Below are the 7 Insights that emerged:

  • Financial capital is assumed to be virtually unlimited…human capital? Not so much.
    • Metrics like net present value, payback period, and hurdle rates all assume capital limitations. CFOs in digital companies allocate human resources like research and development specialists more diligently than their financial resources, believing that more capital can always be raised.
  • Risk is now considered a feature, not a bug.
    • Boom or bust is the name of this game in the digital world. Well, sort of anyway. Employees are generally evaluated on their contributions toward the next potential billion-dollar idea, as opposed to the bottom line. Digital companies go after home projects, even if it means striking out a little more often.
  • Investors are paying more attention to ideas and options than to earnings.
    • Following the last point, accurately valuing a company based on cash flow or projected earnings is becoming increasingly difficult. CFOs have no inclination to divulge future projects, as they often carry certain risks that would likely only increase the difficulty in accurate valuation. After all, calculating a series of best case scenario payoffs doesn’t exactly inspire confidence in traditional market moguls or valuation competency in day traders.

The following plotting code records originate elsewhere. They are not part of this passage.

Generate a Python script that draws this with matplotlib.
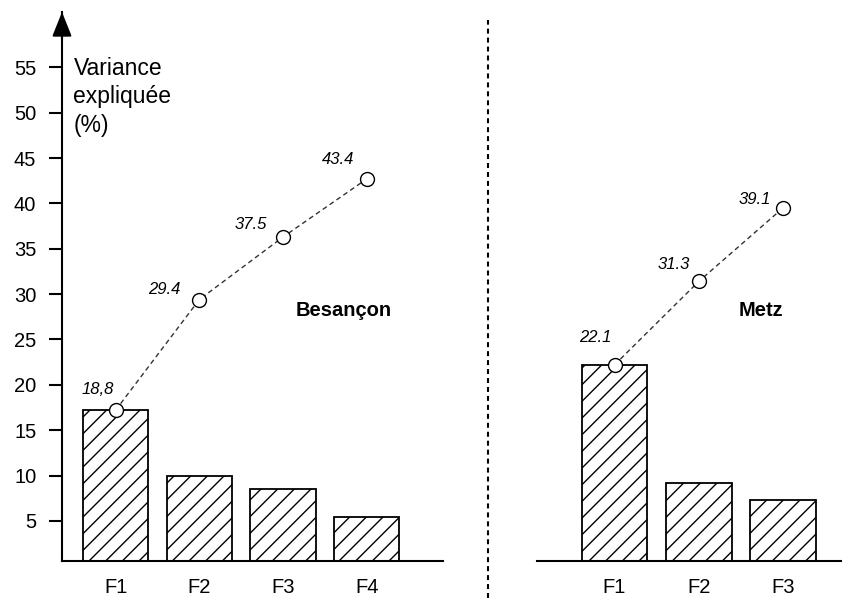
import matplotlib.pyplot as plt
from matplotlib.lines import Line2D

plt.rcParams['font.family'] = ['Liberation Sans', 'DejaVu Sans']
plt.rcParams['hatch.linewidth'] = 1.0

# Besançon
bes_factors = ['F1', 'F2', 'F3', 'F4']
bes_bars = [17.2, 10.0, 8.55, 5.4]
bes_line = [17.2, 29.4, 36.3, 42.7]
bes_labels = ['18,8', '29.4', '37.5', '43.4']

# Metz
metz_factors = ['F1', 'F2', 'F3']
metz_bars = [22.2, 9.2, 7.3]
metz_line = [22.2, 31.4, 39.5]
metz_labels = ['22.1', '31.3', '39.1']

y_ticks = [5, 10, 15, 20, 25, 30, 35, 40, 45, 50, 55]

# label offsets in points (dx, dy) relative to each circle
bes_offsets = [(-13, 15), (-25, 7), (-23, 9), (-21, 14)]
metz_offsets = [(-14, 20), (-18, 12), (-20, 6)]

YLIM = (0.58, 61.1)


def panel(ax, factors, bars, line, labels, offsets, city, city_xy):
    x = range(len(factors))
    ax.bar(x, bars, width=0.78, color='white', edgecolor='black',
           linewidth=1.3, hatch='//', zorder=2)
    ax.plot(x, line, color='#333333', lw=1.0, ls=(0, (3.5, 2.5)),
            marker='o', markersize=10, markerfacecolor='white',
            markeredgecolor='black', markeredgewidth=1.0, zorder=3)
    for xi, yi, lab, off in zip(x, line, labels, offsets):
        ax.annotate(lab, (xi, yi), xytext=off, textcoords='offset points',
                    ha='center', va='center', fontsize=12, style='italic')
    ax.text(city_xy[0], city_xy[1], city, ha='center', va='center',
            fontsize=14.5, fontweight='bold')
    ax.set_ylim(*YLIM)
    ax.set_xticks(list(x))
    ax.set_xticklabels(factors, fontsize=14.5)
    ax.tick_params(axis='x', length=0, pad=12)
    for s in ['top', 'right']:
        ax.spines[s].set_visible(False)
    ax.spines['bottom'].set_linewidth(1.5)
    ax.patch.set_alpha(0)


fig = plt.figure(figsize=(8.42, 5.98), dpi=100)

ax1 = fig.add_axes([62 / 842, 37 / 598, 381 / 842, 549 / 598])
panel(ax1, bes_factors, bes_bars, bes_line, bes_labels, bes_offsets,
      'Besançon', (2.72, 28.2))
ax1.set_xlim(-0.64, 3.91)
ax1.set_yticks(y_ticks)
ax1.set_yticklabels([str(t) for t in y_ticks], fontsize=14.5)
ax1.tick_params(axis='y', length=9.5, width=1.5, pad=9)
ax1.spines['left'].set_linewidth(1.5)
ax1.annotate('', xy=(0, 1.0), xytext=(0, 0.95), xycoords='axes fraction',
             arrowprops=dict(arrowstyle='-|>,head_length=1.5,head_width=0.6',
                             color='black', lw=1.5, shrinkA=0, shrinkB=0))
ax1.text(0.03, 0.918, 'Variance\nexpliquée\n(%)', transform=ax1.transAxes,
         ha='left', va='top', fontsize=16.5, linespacing=1.3)

ax2 = fig.add_axes([537 / 842, 37 / 598, 305 / 842, 549 / 598])
panel(ax2, metz_factors, metz_bars, metz_line, metz_labels, metz_offsets,
      'Metz', (1.74, 28.2))
ax2.set_xlim(-0.92, 2.70)
ax2.spines['left'].set_visible(False)
ax2.set_yticks([])

# dotted separator between the two cities
fig.add_artist(Line2D([487.7 / 842, 487.7 / 842], [0, 1 - 20 / 598],
                      transform=fig.transFigure, color='black', lw=1.5,
                      ls=(0, (2.4, 1.9))))

fig.savefig('out.png', dpi=100)
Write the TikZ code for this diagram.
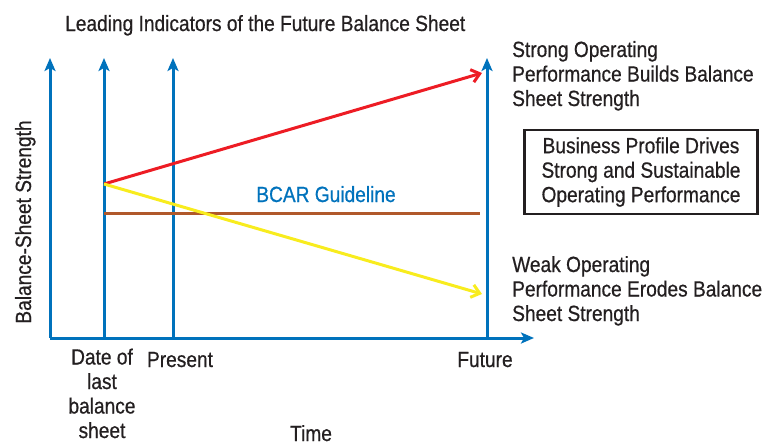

  • Corporate venturing is becoming more important.
    • It’s obvious by now (or it should be) that long-standing traditional companies have been heavily disrupted by their emerging digital counterparts. The magic corporate elixir is to either create a venture capital wing to invest in innovation, or purchase a company with innovative capabilities outright. This however, risks cultural division between the old guard and “innovators.”
  • Financial reporting requirements won’t change any time soon.
    • Despite the glaring need for new ideas and methods in number crunching, there is little incentive to change anytime soon. Traditional proponents and the SEC still hold ultimate reign over the standards, and until dotcom 2.0 happens, the standard remains the standard.
  • Analysts increasingly rely on non-GAAP metrics.
    • In the meantime, analysts frequently deploy less traditional means that will allow them to change the face of future projection vs. current earnings for reporting purposes. This can be as simple as off-setting R&D expenses with more value-maintaining functions.
  • Accounting is no longer considered a value-added function.
    • Many digital CFOs now view traditional accounting practices a hindrance, and may not even invite accountants to their strategy meetings. Regulatory reports and metrics are still required however, so accounting itself will not go away in the near future. Yet, it is interesting to note that for impactful decision making, accountants are having their voices minimized.